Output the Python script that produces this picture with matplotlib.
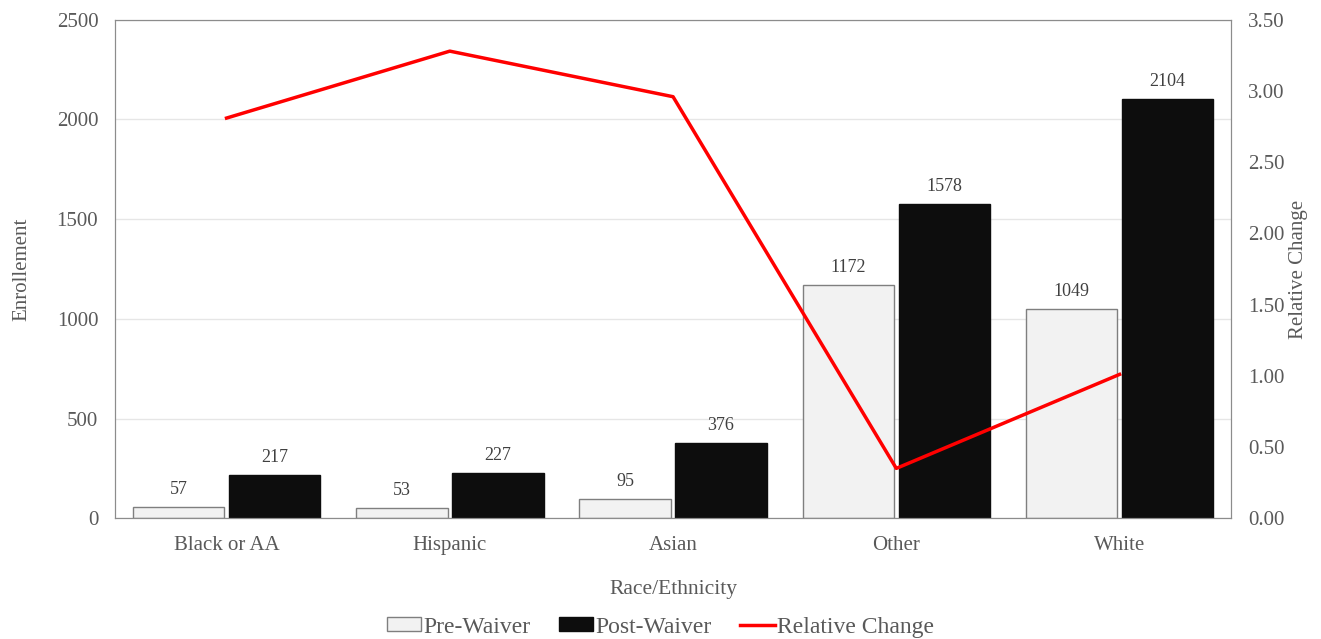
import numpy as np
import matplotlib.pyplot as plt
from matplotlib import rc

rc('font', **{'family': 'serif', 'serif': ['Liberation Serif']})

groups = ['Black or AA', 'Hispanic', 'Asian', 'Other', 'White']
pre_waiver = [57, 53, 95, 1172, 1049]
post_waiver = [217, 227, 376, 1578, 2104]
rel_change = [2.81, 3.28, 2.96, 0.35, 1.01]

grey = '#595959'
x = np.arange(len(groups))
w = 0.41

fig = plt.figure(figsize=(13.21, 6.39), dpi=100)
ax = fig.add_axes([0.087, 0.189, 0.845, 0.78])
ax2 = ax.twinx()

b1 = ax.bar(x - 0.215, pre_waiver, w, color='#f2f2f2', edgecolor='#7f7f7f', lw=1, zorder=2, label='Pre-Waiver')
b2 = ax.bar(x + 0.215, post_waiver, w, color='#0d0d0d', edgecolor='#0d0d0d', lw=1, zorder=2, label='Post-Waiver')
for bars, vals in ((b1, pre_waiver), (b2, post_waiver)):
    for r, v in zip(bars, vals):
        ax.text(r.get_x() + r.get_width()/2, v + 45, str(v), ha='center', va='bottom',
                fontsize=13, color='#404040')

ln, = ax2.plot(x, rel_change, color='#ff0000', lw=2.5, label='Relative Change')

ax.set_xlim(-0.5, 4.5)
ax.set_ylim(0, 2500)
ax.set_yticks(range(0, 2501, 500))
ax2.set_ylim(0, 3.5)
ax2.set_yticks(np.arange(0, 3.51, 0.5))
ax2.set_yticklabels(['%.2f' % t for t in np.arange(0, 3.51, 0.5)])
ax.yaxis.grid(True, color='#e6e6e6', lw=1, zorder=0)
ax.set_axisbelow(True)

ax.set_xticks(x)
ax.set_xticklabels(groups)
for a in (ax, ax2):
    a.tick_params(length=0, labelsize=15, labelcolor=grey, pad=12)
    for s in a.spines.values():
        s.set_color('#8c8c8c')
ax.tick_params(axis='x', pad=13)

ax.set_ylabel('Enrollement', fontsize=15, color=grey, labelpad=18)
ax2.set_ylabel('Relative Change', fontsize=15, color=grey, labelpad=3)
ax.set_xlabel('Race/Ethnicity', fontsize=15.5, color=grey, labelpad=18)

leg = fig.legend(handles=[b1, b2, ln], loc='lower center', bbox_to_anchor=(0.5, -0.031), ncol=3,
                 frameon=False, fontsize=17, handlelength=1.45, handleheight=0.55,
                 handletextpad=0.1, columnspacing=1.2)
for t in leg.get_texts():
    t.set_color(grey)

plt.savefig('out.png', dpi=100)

::::::::::

__STATED PROBLEM__
Repeat the lines of the listing above verbatim, beginning at its first line and ending at the line containing "ax2 = ax.twinx()", which is included. Omit pictures.

__FULL SOLUTION__
Output the Python script that produces this picture with matplotlib.
import numpy as np
import matplotlib.pyplot as plt
from matplotlib import rc

rc('font', **{'family': 'serif', 'serif': ['Liberation Serif']})

groups = ['Black or AA', 'Hispanic', 'Asian', 'Other', 'White']
pre_waiver = [57, 53, 95, 1172, 1049]
post_waiver = [217, 227, 376, 1578, 2104]
rel_change = [2.81, 3.28, 2.96, 0.35, 1.01]

grey = '#595959'
x = np.arange(len(groups))
w = 0.41

fig = plt.figure(figsize=(13.21, 6.39), dpi=100)
ax = fig.add_axes([0.087, 0.189, 0.845, 0.78])
ax2 = ax.twinx()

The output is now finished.